Monday, December 03, 2012

Ruminating on Schematron and XML Validation

Schematron is a rule-based XML validation language. It can be used for making assertions on patterns in XML nodes. For e.g. if a person (element) has "Mr" as prefix (attribute), then gender (child element) should be "male". If the assertion fails, an error message that is supplied by the author of the schema can be displayed.

Thus Schematron is capable of expressing complex constraints that cannot be expressed using XML Schema or DTD. Using XML schemas, you can only put constraints on the document structure and basic datatype validation.  The following sites give good intro about this language.

 http://www.schematron.com/
 http://www.ldodds.com/papers/schematron_xsltuk.html

So how do we apply Schematron schema to validate XML document instances?
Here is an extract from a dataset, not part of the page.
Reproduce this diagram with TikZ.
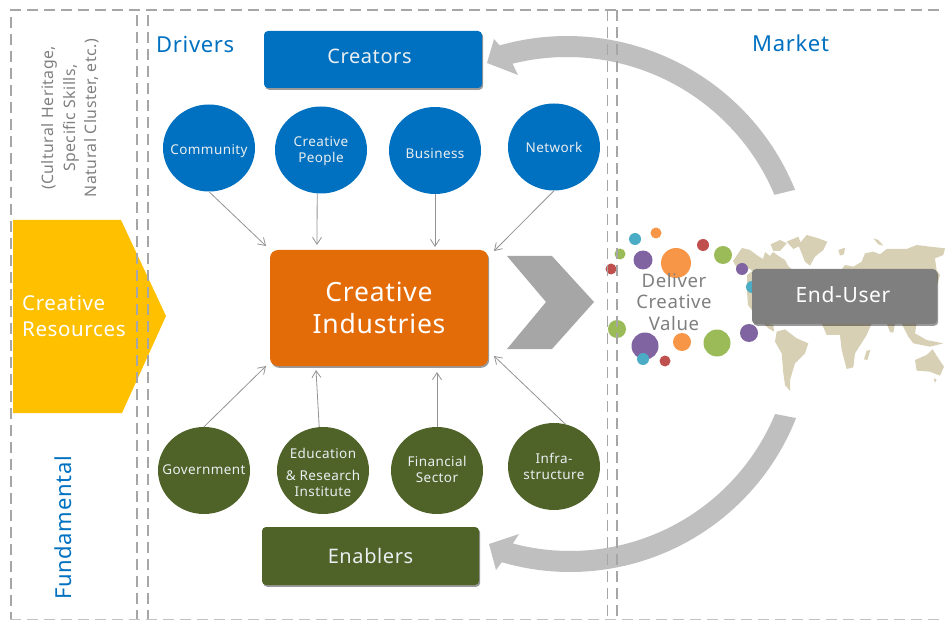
\documentclass[tikz,border=0pt]{standalone}
\usepackage{fontspec}
\setmainfont[LetterSpace=3]{Noto Sans}
\usetikzlibrary{arrows.meta,shapes.geometric,shadows}
\definecolor{dblue}{HTML}{0070C0}
\definecolor{dgreen}{HTML}{4F6228}
\definecolor{dorange}{HTML}{E36C09}
\definecolor{dyellow}{HTML}{FFC000}
\definecolor{arcgray}{HTML}{BFBFBF}
\definecolor{dashgray}{HTML}{A6A6A6}
\definecolor{midgray}{HTML}{7F7F7F}
\definecolor{mapbeige}{HTML}{D7D0B5}
\definecolor{softwhite}{HTML}{E9EEF0}
\definecolor{dotred}{HTML}{C0504D}
\definecolor{dotgreen}{HTML}{9BBB59}
\definecolor{dotpurple}{HTML}{8064A2}
\definecolor{dotcyan}{HTML}{4BACC6}
\definecolor{dotorange}{HTML}{F79646}
\newcommand{\fsz}[1]{\fontsize{#1}{#1}\selectfont}
\tikzset{
  shad/.style={drop shadow={shadow xshift=1.2pt,shadow yshift=-1.8pt,opacity=.4,fill=black}},
  bigbox/.style={rectangle,rounded corners=4pt,inner sep=0pt,shad,text=softwhite,align=center},
  bubble/.style={ellipse,inner sep=0pt,minimum width=92pt,minimum height=87pt},
  blubble/.style={bubble,fill=dblue},
  grubble/.style={bubble,fill=dgreen},
  btext/.style={text=softwhite,align=center,font=\fsz{13.5},inner sep=0pt},
  link/.style={draw=gray!85,line width=.8pt,-{Straight Barb[length=7pt,width=9pt]}},
  guide/.style={draw=dashgray,line width=1.5pt,dash pattern=on 11pt off 6pt},
  dot/.style={circle,inner sep=0pt,minimum size=#1},
  land/.style={fill=mapbeige},
  title/.style={text=dblue,font=\fsz{22}},
  note/.style={text=midgray,align=center}
}
\newcommand{\bub}[5]{\node[#2] (#1) at (#3) {}; \node[btext,yshift=#4] (#1t) at (#3) {#5};}
\begin{document}
\begin{tikzpicture}[x=1pt,y=-1pt]
\useasboundingbox (0,0) rectangle (945,620);
% world map: North America and the strip beside the grey box, in plain page coordinates
\fill[land] (733,261) -- (737,255) -- (742,248) -- (750,250) -- (758,256) -- (763,259) -- (765,252) -- (770,256) -- (773,252) -- (780,257) -- (785,260) -- (788,266) -- (795,272) -- (753,272) -- (750,269) -- (737,268) -- cycle;
\fill[land] (747,275) -- (754,270) -- (754,313) -- (748,305) -- (747,292) -- cycle;
\begin{scope}[shift={(730,225)},x=.3333pt,y=-.3333pt]
\fill[land] (122,58)--(150,45)--(170,55)--(150,78)--(130,78)--cycle;
\fill[land] (170,50)--(205,35)--(215,60)--(190,72)--cycle;
\fill[land] (205,60)--(230,30)--(265,40)--(292,50)--(280,75)--(255,95)--(240,122)--(225,110)--(215,85)--cycle;
\fill[land] (325,75)--(345,68)--(342,88)--(330,92)--cycle;
\fill[land] (430,40)--(445,45)--(460,62)--(445,58)--cycle;
\fill[land] (330,140)--(345,120)--(370,125)--(395,110)--(405,85)--(430,80)--(450,88)--(470,72)--(530,72)--(560,60)--(600,65)--(645,70)--(640,90)--(615,100)--(620,135)--(630,150)--(622,178)--(610,140)--cycle;
\end{scope}
\begin{scope}[shift={(730,310)},x=.3333pt,y=-.3333pt]
\fill[land] (100,40)--(130,45)--(132,65)--(115,55)--cycle;
\fill[land] (140,65)--(165,58)--(200,85)--(235,100)--(225,130)--(195,160)--(180,210)--(180,243)--(165,225)--(160,190)--(155,130)--(135,95)--cycle;
\fill[land] (275,40)--(425,40)--(410,75)--(375,130)--(370,172)--(350,177)--(335,120)--(330,75)--(290,75)--cycle;
\fill[land] (410,122)--(421,120)--(412,150)--(402,148)--cycle;
\fill[land] (470,40)--(495,40)--(490,68)--(480,66)--cycle;
\fill[land] (515,40)--(560,40)--(555,70)--(590,90)--(640,100)--(600,110)--(550,100)--(535,80)--cycle;
\fill[land] (555,150)--(590,135)--(608,118)--(625,145)--(642,170)--(630,197)--(600,185)--(560,182)--cycle;
\fill[land] (611,205)--(620,208)--(615,219)--cycle;
\end{scope}
% bubbles of colour
\node[dot=12pt,fill=dotcyan] (d1) at (635,239) {};
\node[dot=11pt,fill=dotorange] (d2) at (656,233) {};
\node[dot=11pt,fill=dotgreen] (d3) at (620,254) {};
\node[dot=19pt,fill=dotpurple] (d4) at (643,260) {};
\node[dot=30pt,fill=dotorange] (d5) at (676,263) {};
\node[dot=12pt,fill=dotred] (d6) at (703,245) {};
\node[dot=18pt,fill=dotgreen] (d7) at (723,255) {};
\node[dot=11pt,fill=dotred] (d8) at (611,269) {};
\node[dot=12pt,fill=dotpurple] (d9) at (742,269) {};
\node[dot=12pt,fill=dotcyan] (d10) at (752,287) {};
\node[dot=18pt,fill=dotgreen] (d11) at (617,329) {};
\node[dot=27pt,fill=dotpurple] (d12) at (645,346) {};
\node[dot=12pt,fill=dotcyan] (d13) at (643,359) {};
\node[dot=18pt,fill=dotorange] (d14) at (682,342) {};
\node[dot=11pt,fill=dotred] (d15) at (665,361) {};
\node[dot=27pt,fill=dotgreen] (d16) at (717,343) {};
\node[dot=18pt,fill=dotpurple] (d17) at (749,333) {};
% big curved arrows
\begin{scope}[shift={(567,282)}]
\fill[arcgray] plot[domain=-22:-105.9,samples=50] ({246*cos(\x)},{246*sin(\x)})
  -- (-73,-243) -- (-80,-219) -- (-49,-207)
  -- plot[domain=-104:-22.8,samples=50] ({225*cos(\x)},{225*sin(\x)}) -- cycle;
\end{scope}
\begin{scope}[shift={(570,329)}]
\fill[arcgray] plot[domain=21.5:106.3,samples=50] ({243*cos(\x)},{243*sin(\x)})
  -- (-74,241) -- (-81,215) -- (-51,205)
  -- plot[domain=104.9:22.5,samples=50] ({222*cos(\x)},{222*sin(\x)}) -- cycle;
\end{scope}
% yellow pentagon
\fill[dyellow] (13,220) -- (121,220) -- (166,316) -- (122,413) -- (13,413) -- cycle;
\node[anchor=west,text=white,align=left,font=\fsz{20.5},inner sep=0pt] (res) at (22,316) {Creative\\[5.5pt]Resources};
% dashed guides
\draw[guide] (10,10) -- (945,10);
\draw[guide] (11,17) -- (11,620);
\draw[guide] (137,15) -- (137,620);
\draw[guide] (148,15) -- (148,620);
\draw[guide] (607.5,10) -- (607.5,620);
\draw[guide] (617,10) -- (617,620);
\draw[draw=dashgray!70,line width=1pt,dash pattern=on 11pt off 6pt] (10,619.3) -- (945,619.3);
% titles
\node[title,anchor=west,inner sep=0pt] (drv) at (156,45) {Drivers};
\node[title,anchor=west,inner sep=0pt] (mkt) at (752,43.5) {Market};
\node[title,rotate=90] (fun) at (63,528) {Fundamental};
\node[note,rotate=90,font=\fsz{15.8}] (her) at (70,118) {(Cultural Heritage,\\[5pt]Specific Skills,\\[5pt]Natural Cluster, etc.)};
% boxes
\node[bigbox,fill=dblue,minimum width=218pt,minimum height=57pt] (cre) at (373,59.5) {};
\node[text=softwhite,font=\fsz{20}] (cret) at (369.5,56.5) {Creators};
\node[bigbox,fill=dgreen,minimum width=217pt,minimum height=58pt,font=\fsz{20}] (ena) at (370.5,556) {Enablers};
\node[bigbox,fill=dorange,rounded corners=8pt,text=white,minimum width=218pt,minimum height=116pt,font=\fsz{26.5}] (ci) at (379,308) {Creative\\[5.5pt]Industries};
\node[bigbox,fill=midgray,minimum width=185pt,minimum height=55pt] (eu) at (844.5,296.5) {};
\node[text=white,font=\fsz{21}] (eut) at (843,294.5) {End-User};
\node[note,font=\fsz{18.6}] (dcv) at (674,302) {Deliver\\[2.5pt]Creative\\[2.5pt]Value};
% chevron
\fill[dashgray] (507,256) -- (552,256) -- (594,302) -- (552,349) -- (507,349) -- (546,302) -- cycle;
% circles
\bub{com}{blubble}{209,148}{-3pt}{Community}
\bub{cp}{blubble}{321,150}{-1.5pt}{Creative\\[2.5pt]People}
\bub{bus}{blubble}{435,150.5}{-3.5pt}{Business}
\bub{net}{blubble}{554,147}{0pt}{Network}
\bub{gov}{grubble}{204,470.5}{1pt}{Government}
\bub{edu}{grubble}{323,470.5}{-2pt}{Education\\[8pt]\& Research\\[2.5pt]Institute}
\bub{fin}{grubble}{437,470.5}{1pt}{Financial\\[2.5pt]Sector}
\bub{inf}{grubble}{554,466.5}{0pt}{Infra-\\[2.5pt]structure}
% arrow targets on the centre box
\coordinate (t1) at (266,246);
\coordinate (t2) at (317,245);
\coordinate (t3) at (435,247);
\coordinate (t4) at (494,251);
\coordinate (t5) at (266,366);
\coordinate (t6) at (316,370);
\coordinate (t7) at (437,372);
\coordinate (t8) at (494,356);
\draw[link] (com.south) -- (t1);
\draw[link] (cp.-95) -- (t2);
\draw[link] (bus.south) -- (t3);
\draw[link] (net.south) -- (t4);
\draw[link] (gov.north) -- (t5);
\draw[link] (edu.95) -- (t6);
\draw[link] (fin.north) -- (t7);
\draw[link] (inf.75) -- (t8);
\end{tikzpicture}
\end{document}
Given below are the simple steps one should follow:
  1. Create a schematron schema file
  2. Use a meta-stylesheet to convert this schema file into a XSLT stylesheet. ( A meta-stylesheet is a stylesheet which generates other stylesheets)
  3. The above generated XSLT stylesheet can be used as a XML validator against the XML instance document (using a XSLT transformation engine)
  4. The output of the transformation would be a XML document with validation errors.
Since the fundamental technologies used as XML Schema, XSLT and XPath; most of the XML processing APIs of Java/.NET can be used for the same.